Poaching from public lands is another big issue concerning native plants. Plants such as ginseng, goldenseal and wild onions often become poached and inappropriately dug so that no part of the plant remains.
“Don’t go out in public lands and poach native plants,” McGovern said. “Exotic flowers also become poached when people find them in isolated locations. If you want a native plant garden, source only from responsible sources.”
Those interested in joining the WVNPS may visit the website or attend meetings and nature walks.

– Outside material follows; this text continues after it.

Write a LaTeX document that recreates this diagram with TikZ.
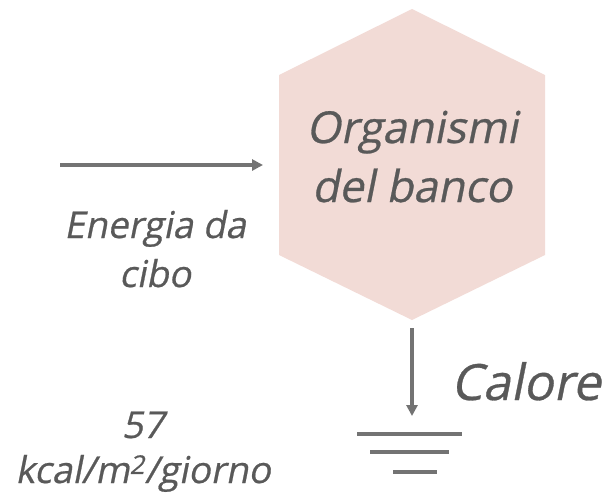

Membership costs are $12 a year.
“We really need more active contributing members,” McGovern said. “We need new young blood to be interested and come with fresh and new ideas.”
The statewide organization meets quarterly, and the next meeting is scheduled for April 29 at the Doddridge County Park.
The WVNPS also has a Facebook group with about 13,000 members, which encourages discussions and questions about native plants throughout the state.
McGovern said what she likes best about being part of this organization is experiencing the beauty of the state, as well as expanding her education. “[I like] learning about the plants and learning from all the unbelievably educated people who have been all over the state; they can tell you the history of various plants and about when they’ve found plants they thought were extinct,” she said.
“It’s a garden out there,” she continued. “It’s like a treasure hunt — get out there, enjoy the beauty of West Virginia, and then if you can, give back a little bit to some of the great organizations in the state. Everybody’s looking for help to preserve.”
As the only group in the state that focuses on native plants, which has also been the focus of his career for more than 30 years, Vanderhorst is a longtime member of the WVNPS.
“I enjoy the field trips. Occasionally, I will lead a field trip or teach a workshop on a group of plants that I know well,” he said. “I hope more people become involved with the WVNPS. Native plants have been neglected in the state. They need our help.”